Первое, что поразило маму так, что она, по ее словам, «остолбенела», был стоявший в морозном инее Исаакиевский собор.
Представить мне маму молодой трудно, практически невозможно. На фотографии того времени она в пальто, с большим, небрежно расстегнутым воротником, с папиросой в зубах, сидит на скамейке, рядом лежит шляпа с полями. На меня смотрит почти безбровое (как у Моны Лизы) очень красивое, загадочное лицо. Но папироса?
– Какая была мама?
– Резкая, очень резкая. Могла сказать все, что угодно.
Мама резкая?! Тихая, с мягкими, тончайшего шелка, белыми волосами, абсолютно лишенная эгоизма… Мама резкая?! Та, которая не унизила за всю свою жизнь ни одного человека?

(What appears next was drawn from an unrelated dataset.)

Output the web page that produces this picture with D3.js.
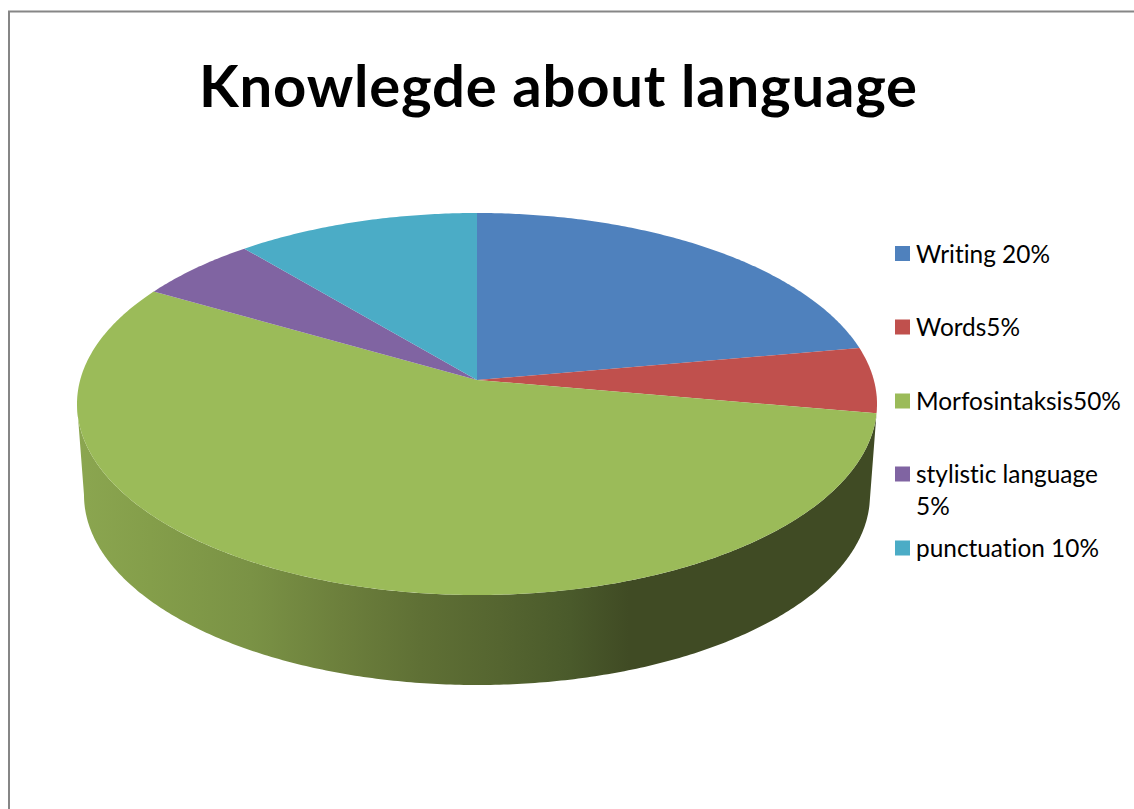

Рассказывали разное. Как она поругалась из-за какой-то колбасы с Татьяной Ивановной Стеллецкой, которая к тому времени уже стала женой Жоржа Тасей, и ругань-то была из-за пустяка: какую колбасу покупать – «отдельную» или «полукопченую». Рассказывали, как мама зачем-то уродовала себя. Зачем? Но что она пила уксус, чтобы согнать с лица среднерусский здоровый румянец, что бинтовала грудь, чтобы она казалась меньше, – это я слышала от самой мамы. И все равно не верила – зачем? Рассказывали, как маму раздражали жующие с ней рядом, слышать не могла, как ели другие, и своих молодых людей она отгоняла за другой стол… И опять не верилось. Какая же она была?